I didn't choose Russia but Russia chose me. I had been fascinated from an early age by the culture, the language, the literature and the history to the place. I'd never thought I'd write directly about Russia, even though I 'd read a great deal [about it]. Gradually this idea of writing something came and grew. I began with this character who had an aunt who lived through the siege of Leningrad then I realised no, that it was the Aunt that I wanted to write about. I wanted to write about these people directly, not as a memory but in the present moment. I want go back to that period and to that war and that winter.

Have you visited Russia?

Yes, and I knew, in a sense, what life might have been like. It's a very big leap of imagination to leap back, it's very hard to do that. But I think there was just enough feeling, enough handholds to begin to scale it. I'm not a blockade survivor, I'm not writing memoirs, I'm not a historian but I think I've got quite a unique combination of things in me. I'm a poet and I've read a lot of Russian poetry and can hear it’s sounds. Russian poetry is so important to an understanding of the culture. I have a love for the place and you have to feel deeply about a city to want to write about it. Some people find those long winters quite repellent but I find them fascinating, exhilarating even. But then to imagine going through that long winter without the heating, without the food, without the structure, with everything crumbling. There is a wealth of fascinating historical material available in terms of work written by historians, but also peoples’ diaries, people' ‘memoirs, peoples’ own experiences. It's almost a question of where do I begin, there is so much. It’s got to be a novel, so where's the narrative drive, where's the story? It was very difficult.

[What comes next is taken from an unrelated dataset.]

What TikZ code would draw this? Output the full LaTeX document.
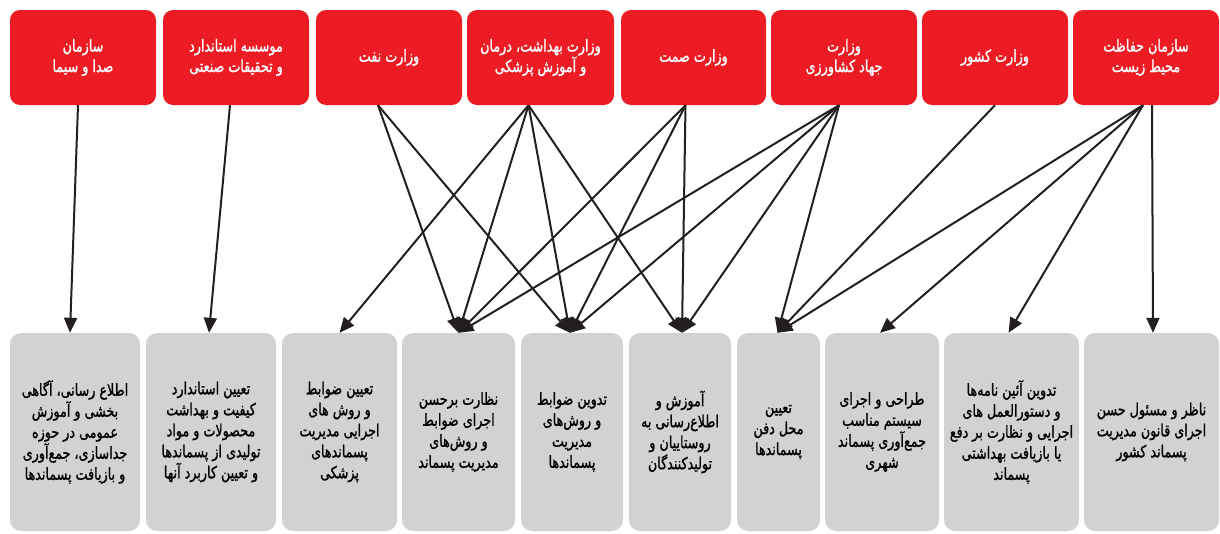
\documentclass[tikz,border=0pt]{standalone}
\usepackage{fontspec}
\usepackage{tikz}
\usetikzlibrary{arrows.meta}
\newfontfamily\farsifont[Script=Arabic,FakeStretch=0.77,FakeBold=1.2]{DejaVu Sans}
\TeXXeTstate=1
\newcommand{\fa}[1]{\beginR #1\endR}
\definecolor{sorkh}{RGB}{237,28,36}
\definecolor{tousi}{RGB}{209,210,212}
\definecolor{siah}{RGB}{35,31,32}

\begin{document}
\begin{tikzpicture}[x=1pt,y=-1pt,
  nahad/.style={fill=sorkh, rounded corners=10pt, text=white, align=center, inner sep=0pt,
    minimum height=95pt, font=\farsifont\fontsize{16.5}{20.5}\selectfont},
  vazife/.style={fill=tousi, rounded corners=11pt, text=black, align=center, inner sep=0pt,
    minimum height=198pt, font=\farsifont\fontsize{16.5}{21}\selectfont},
  peykan/.style={draw=siah, line width=2pt, -{Triangle[length=15pt,width=13pt]}}]
\useasboundingbox (0,0) rectangle (1220,533);

\node [nahad, minimum width=146pt] (sima) at (83,57.5) {\fa{سازمان}\\\fa{صدا و سیما}};
\node [nahad, minimum width=146pt] (estandard) at (236,57.5) {\fa{موسسه استاندارد}\\\fa{و تحقیقات صنعتی}};
\node [nahad, minimum width=146pt] (naft) at (389,57.5) {\fa{وزارت نفت}};
\node [nahad, minimum width=147pt] (behdasht) at (540.5,57.5) {\fa{وزارت بهداشت، درمان}\\\fa{و آموزش پزشکی}};
\node [nahad, minimum width=145pt] (samt) at (693.5,57.5) {\fa{وزارت صمت}};
\node [nahad, minimum width=146pt] (jahad) at (844,57.5) {\fa{وزارت}\\\fa{جهاد کشاورزی}};
\node [nahad, minimum width=146pt] (keshvar) at (995,57.5) {\fa{وزارت کشور}};
\node [nahad, minimum width=146pt] (mohit) at (1146,57.5) {\fa{سازمان حفاظت}\\\fa{محیط زیست}};

\node [vazife, minimum width=130pt] (amuzesh) at (75,432) {\fa{اطلاع رسانی، آگاهی}\\\fa{بخشی و آموزش}\\\fa{عمومی در حوزه}\\\fa{جداسازی، جمع^^^^200cآوری}\\\fa{و بازیافت پسماندها}};
\node [vazife, minimum width=130pt] (keyfiat) at (211,432) {\fa{تعیین استاندارد}\\\fa{کیفیت و بهداشت}\\\fa{محصولات و مواد}\\\fa{تولیدی از پسماندها}\\\fa{و تعیین کاربرد آنها}};
\node [vazife, minimum width=115pt] (pezeshki) at (339.5,432) {\fa{تعیین ضوابط}\\\fa{و روش های}\\\fa{اجرایی مدیریت}\\\fa{پسماندهای}\\\fa{پزشکی}};
\node [vazife, minimum width=113pt] (nezarat) at (458.5,432) {\fa{نظارت برحسن}\\\fa{اجرای ضوابط}\\\fa{و روش^^^^200cهای}\\\fa{مدیریت پسماند}};
\node [vazife, minimum width=102pt] (zavabet) at (572,432) {\fa{تدوین ضوابط}\\\fa{و روش^^^^200cهای}\\\fa{مدیریت}\\\fa{پسماندها}};
\node [vazife, minimum width=102pt] (rusta) at (680,432) {\fa{آموزش و}\\\fa{اطلاع^^^^200cرسانی به}\\\fa{روستاییان و}\\\fa{تولیدکنندگان}};
\node [vazife, minimum width=83pt] (dafn) at (778.5,432) {\fa{تعیین}\\\fa{محل دفن}\\\fa{پسماندها}};
\node [vazife, minimum width=114pt] (shahri) at (882,432) {\fa{طراحی و اجرای}\\\fa{سیستم مناسب}\\\fa{جمع^^^^200cآوری پسماند}\\\fa{شهری}};
\node [vazife, minimum width=135pt] (aeinname) at (1011.5,432) {\fa{تدوین آئین نامه^^^^200cها}\\\fa{و دستورالعمل های}\\\fa{اجرایی و نظارت بر دفع}\\\fa{یا بازیافت بهداشتی}\\\fa{پسماند}};
\node [vazife, minimum width=135pt] (nazer) at (1151.5,432) {\fa{ناظر و مسئول حسن}\\\fa{اجرای قانون مدیریت}\\\fa{پسماند کشور}};

\draw [peykan] ([xshift=-5pt]sima.south) -- ([xshift=-5pt]amuzesh.north);
\draw [peykan] ([xshift=-6pt]estandard.south) -- ([xshift=-2pt]keyfiat.north);
\draw [peykan] ([xshift=-11pt]naft.south) -- (nezarat.north);
\draw [peykan] ([xshift=-11pt]naft.south) -- ([xshift=-2pt]zavabet.north);
\draw [peykan] ([xshift=-12pt]behdasht.south) -- (pezeshki.north);
\draw [peykan] ([xshift=-12pt]behdasht.south) -- (nezarat.north);
\draw [peykan] ([xshift=-12pt]behdasht.south) -- ([xshift=-2pt]zavabet.north);
\draw [peykan] ([xshift=-12pt]behdasht.south) -- ([xshift=2pt]rusta.north);
\draw [peykan] ([xshift=-8pt]samt.south) -- (nezarat.north);
\draw [peykan] ([xshift=-8pt]samt.south) -- ([xshift=-2pt]zavabet.north);
\draw [peykan] ([xshift=-8pt]samt.south) -- ([xshift=2pt]rusta.north);
\draw [peykan] ([xshift=-5pt]jahad.south) -- (nezarat.north);
\draw [peykan] ([xshift=-5pt]jahad.south) -- ([xshift=-2pt]zavabet.north);
\draw [peykan] ([xshift=-5pt]jahad.south) -- ([xshift=2pt]rusta.north);
\draw [peykan] ([xshift=-5pt]jahad.south) -- ([xshift=-1pt]dafn.north);
\draw [peykan] (keshvar.south) -- ([xshift=-1pt]dafn.north);
\draw [peykan] ([xshift=-3pt]mohit.south) -- ([xshift=-1pt]dafn.north);
\draw [peykan] ([xshift=-3pt]mohit.south) -- ([xshift=-2pt]shahri.north);
\draw [peykan] ([xshift=-3pt]mohit.south) -- ([xshift=-3pt]aeinname.north);
\draw [peykan] ([xshift=6pt]mohit.south) -- ([xshift=1.5pt]nazer.north);

\end{tikzpicture}
\end{document}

Was there a particular reason for having these characters, in this relationship, in The Siege?

I wanted a double story. The younger ones have grown up under Stalinism. They have to be pragmatic, they don't remember anything else; this is their only life, this is what they've got to live with, this is the material they've got and if they want to survive they have to accommodate to one degree or another. For the older characters there is the memory of all kinds of different pasts, of what the revolution could have been, of what it was, of the different twists and turns that led to Stalinism. There's the sense of loss that they may have betrayed themselves. They have stories that the younger generation don't know about. So, there is a double story and it partly consists of unraveling what's happened in that older generation. And the young people, will they survive, will they have the physical, emotional and even the moral energy go get through this siege? And, if so, what kind of life are they coming to? That was my intention for a double story and the stories echo one another.

Why are you so particularly attached to this episode of history?

It's a very emotional subject. Everybody I 've talked to who's written the history of that kind of tragic time feels that there is something you're grappling with. You cannot fully grasp it, you try to grasp it, then there's the effort of trying to make a shape out of it. A novel, in the end, is a container, a shape which you are trying to pour your story into. After I’d finished I felt I that I couldn’t really abandon the place or the people; they still echo.